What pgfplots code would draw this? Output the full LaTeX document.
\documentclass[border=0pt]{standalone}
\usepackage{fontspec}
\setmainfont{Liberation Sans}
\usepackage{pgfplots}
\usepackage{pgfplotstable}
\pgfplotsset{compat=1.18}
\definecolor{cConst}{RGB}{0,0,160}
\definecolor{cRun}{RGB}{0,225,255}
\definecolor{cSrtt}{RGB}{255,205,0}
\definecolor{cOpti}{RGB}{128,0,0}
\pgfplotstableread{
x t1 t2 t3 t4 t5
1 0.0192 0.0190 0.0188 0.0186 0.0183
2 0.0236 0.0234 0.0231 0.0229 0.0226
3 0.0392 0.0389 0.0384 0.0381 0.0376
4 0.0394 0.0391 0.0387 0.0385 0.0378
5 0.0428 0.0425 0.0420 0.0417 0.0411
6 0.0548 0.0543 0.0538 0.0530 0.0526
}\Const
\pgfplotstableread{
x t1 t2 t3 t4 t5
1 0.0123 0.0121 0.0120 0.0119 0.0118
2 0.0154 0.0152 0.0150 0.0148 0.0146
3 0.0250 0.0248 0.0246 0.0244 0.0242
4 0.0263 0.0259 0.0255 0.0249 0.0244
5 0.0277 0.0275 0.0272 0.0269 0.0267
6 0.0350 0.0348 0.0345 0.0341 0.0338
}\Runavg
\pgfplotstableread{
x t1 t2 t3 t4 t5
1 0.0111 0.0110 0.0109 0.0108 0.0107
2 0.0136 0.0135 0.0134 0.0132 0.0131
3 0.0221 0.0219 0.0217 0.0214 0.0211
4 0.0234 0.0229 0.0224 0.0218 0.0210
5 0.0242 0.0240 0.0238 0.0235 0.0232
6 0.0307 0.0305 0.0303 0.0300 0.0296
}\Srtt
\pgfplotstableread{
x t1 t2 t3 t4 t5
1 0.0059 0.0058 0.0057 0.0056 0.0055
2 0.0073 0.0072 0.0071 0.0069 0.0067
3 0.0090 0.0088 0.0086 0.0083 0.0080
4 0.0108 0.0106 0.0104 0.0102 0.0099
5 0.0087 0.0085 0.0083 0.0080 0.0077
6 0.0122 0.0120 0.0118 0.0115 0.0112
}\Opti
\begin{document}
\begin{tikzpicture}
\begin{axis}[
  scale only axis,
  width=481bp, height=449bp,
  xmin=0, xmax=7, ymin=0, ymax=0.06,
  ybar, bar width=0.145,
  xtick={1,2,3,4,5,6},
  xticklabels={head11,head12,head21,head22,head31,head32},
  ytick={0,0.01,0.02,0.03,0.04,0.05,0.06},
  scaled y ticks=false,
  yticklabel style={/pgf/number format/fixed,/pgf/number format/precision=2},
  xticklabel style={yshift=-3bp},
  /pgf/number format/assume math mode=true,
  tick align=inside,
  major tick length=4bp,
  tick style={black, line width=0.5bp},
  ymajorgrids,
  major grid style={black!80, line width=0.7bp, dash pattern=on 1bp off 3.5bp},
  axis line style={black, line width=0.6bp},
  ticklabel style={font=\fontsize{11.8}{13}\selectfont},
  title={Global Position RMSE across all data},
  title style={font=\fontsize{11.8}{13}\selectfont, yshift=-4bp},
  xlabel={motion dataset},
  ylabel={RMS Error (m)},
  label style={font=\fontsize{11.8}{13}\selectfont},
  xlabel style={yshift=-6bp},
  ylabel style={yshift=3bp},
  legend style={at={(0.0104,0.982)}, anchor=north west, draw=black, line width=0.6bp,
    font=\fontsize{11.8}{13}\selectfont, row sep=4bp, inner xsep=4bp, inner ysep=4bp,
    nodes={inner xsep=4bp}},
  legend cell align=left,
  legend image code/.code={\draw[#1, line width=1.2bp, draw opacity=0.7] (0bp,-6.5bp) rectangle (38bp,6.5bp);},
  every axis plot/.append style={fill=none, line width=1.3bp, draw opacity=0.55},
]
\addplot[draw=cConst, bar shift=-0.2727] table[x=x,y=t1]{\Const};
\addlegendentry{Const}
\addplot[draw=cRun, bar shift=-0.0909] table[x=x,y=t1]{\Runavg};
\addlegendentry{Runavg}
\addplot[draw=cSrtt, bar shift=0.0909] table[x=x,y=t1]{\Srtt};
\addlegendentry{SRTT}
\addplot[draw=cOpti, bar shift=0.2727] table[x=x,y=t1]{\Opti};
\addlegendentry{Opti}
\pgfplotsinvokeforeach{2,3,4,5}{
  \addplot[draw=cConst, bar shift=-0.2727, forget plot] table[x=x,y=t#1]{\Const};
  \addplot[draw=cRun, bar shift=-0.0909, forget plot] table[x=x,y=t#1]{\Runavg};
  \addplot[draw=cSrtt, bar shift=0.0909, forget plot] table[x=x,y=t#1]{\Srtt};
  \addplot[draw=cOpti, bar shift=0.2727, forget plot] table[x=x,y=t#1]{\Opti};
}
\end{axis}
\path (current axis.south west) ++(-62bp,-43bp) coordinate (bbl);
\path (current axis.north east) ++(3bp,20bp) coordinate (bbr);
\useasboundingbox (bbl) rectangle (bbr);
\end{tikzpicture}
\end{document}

——

Copy the material above, line for line.

• Response to this exercise:
What pgfplots code would draw this? Output the full LaTeX document.
\documentclass[border=0pt]{standalone}
\usepackage{fontspec}
\setmainfont{Liberation Sans}
\usepackage{pgfplots}
\usepackage{pgfplotstable}
\pgfplotsset{compat=1.18}
\definecolor{cConst}{RGB}{0,0,160}
\definecolor{cRun}{RGB}{0,225,255}
\definecolor{cSrtt}{RGB}{255,205,0}
\definecolor{cOpti}{RGB}{128,0,0}
\pgfplotstableread{
x t1 t2 t3 t4 t5
1 0.0192 0.0190 0.0188 0.0186 0.0183
2 0.0236 0.0234 0.0231 0.0229 0.0226
3 0.0392 0.0389 0.0384 0.0381 0.0376
4 0.0394 0.0391 0.0387 0.0385 0.0378
5 0.0428 0.0425 0.0420 0.0417 0.0411
6 0.0548 0.0543 0.0538 0.0530 0.0526
}\Const
\pgfplotstableread{
x t1 t2 t3 t4 t5
1 0.0123 0.0121 0.0120 0.0119 0.0118
2 0.0154 0.0152 0.0150 0.0148 0.0146
3 0.0250 0.0248 0.0246 0.0244 0.0242
4 0.0263 0.0259 0.0255 0.0249 0.0244
5 0.0277 0.0275 0.0272 0.0269 0.0267
6 0.0350 0.0348 0.0345 0.0341 0.0338
}\Runavg
\pgfplotstableread{
x t1 t2 t3 t4 t5
1 0.0111 0.0110 0.0109 0.0108 0.0107
2 0.0136 0.0135 0.0134 0.0132 0.0131
3 0.0221 0.0219 0.0217 0.0214 0.0211
4 0.0234 0.0229 0.0224 0.0218 0.0210
5 0.0242 0.0240 0.0238 0.0235 0.0232
6 0.0307 0.0305 0.0303 0.0300 0.0296
}\Srtt
\pgfplotstableread{
x t1 t2 t3 t4 t5
1 0.0059 0.0058 0.0057 0.0056 0.0055
2 0.0073 0.0072 0.0071 0.0069 0.0067
3 0.0090 0.0088 0.0086 0.0083 0.0080
4 0.0108 0.0106 0.0104 0.0102 0.0099
5 0.0087 0.0085 0.0083 0.0080 0.0077
6 0.0122 0.0120 0.0118 0.0115 0.0112
}\Opti
\begin{document}
\begin{tikzpicture}
\begin{axis}[
  scale only axis,
  width=481bp, height=449bp,
  xmin=0, xmax=7, ymin=0, ymax=0.06,
  ybar, bar width=0.145,
  xtick={1,2,3,4,5,6},
  xticklabels={head11,head12,head21,head22,head31,head32},
  ytick={0,0.01,0.02,0.03,0.04,0.05,0.06},
  scaled y ticks=false,
  yticklabel style={/pgf/number format/fixed,/pgf/number format/precision=2},
  xticklabel style={yshift=-3bp},
  /pgf/number format/assume math mode=true,
  tick align=inside,
  major tick length=4bp,
  tick style={black, line width=0.5bp},
  ymajorgrids,
  major grid style={black!80, line width=0.7bp, dash pattern=on 1bp off 3.5bp},
  axis line style={black, line width=0.6bp},
  ticklabel style={font=\fontsize{11.8}{13}\selectfont},
  title={Global Position RMSE across all data},
  title style={font=\fontsize{11.8}{13}\selectfont, yshift=-4bp},
  xlabel={motion dataset},
  ylabel={RMS Error (m)},
  label style={font=\fontsize{11.8}{13}\selectfont},
  xlabel style={yshift=-6bp},
  ylabel style={yshift=3bp},
  legend style={at={(0.0104,0.982)}, anchor=north west, draw=black, line width=0.6bp,
    font=\fontsize{11.8}{13}\selectfont, row sep=4bp, inner xsep=4bp, inner ysep=4bp,
    nodes={inner xsep=4bp}},
  legend cell align=left,
  legend image code/.code={\draw[#1, line width=1.2bp, draw opacity=0.7] (0bp,-6.5bp) rectangle (38bp,6.5bp);},
  every axis plot/.append style={fill=none, line width=1.3bp, draw opacity=0.55},
]
\addplot[draw=cConst, bar shift=-0.2727] table[x=x,y=t1]{\Const};
\addlegendentry{Const}
\addplot[draw=cRun, bar shift=-0.0909] table[x=x,y=t1]{\Runavg};
\addlegendentry{Runavg}
\addplot[draw=cSrtt, bar shift=0.0909] table[x=x,y=t1]{\Srtt};
\addlegendentry{SRTT}
\addplot[draw=cOpti, bar shift=0.2727] table[x=x,y=t1]{\Opti};
\addlegendentry{Opti}
\pgfplotsinvokeforeach{2,3,4,5}{
  \addplot[draw=cConst, bar shift=-0.2727, forget plot] table[x=x,y=t#1]{\Const};
  \addplot[draw=cRun, bar shift=-0.0909, forget plot] table[x=x,y=t#1]{\Runavg};
  \addplot[draw=cSrtt, bar shift=0.0909, forget plot] table[x=x,y=t#1]{\Srtt};
  \addplot[draw=cOpti, bar shift=0.2727, forget plot] table[x=x,y=t#1]{\Opti};
}
\end{axis}
\path (current axis.south west) ++(-62bp,-43bp) coordinate (bbl);
\path (current axis.north east) ++(3bp,20bp) coordinate (bbr);
\useasboundingbox (bbl) rectangle (bbr);
\end{tikzpicture}
\end{document}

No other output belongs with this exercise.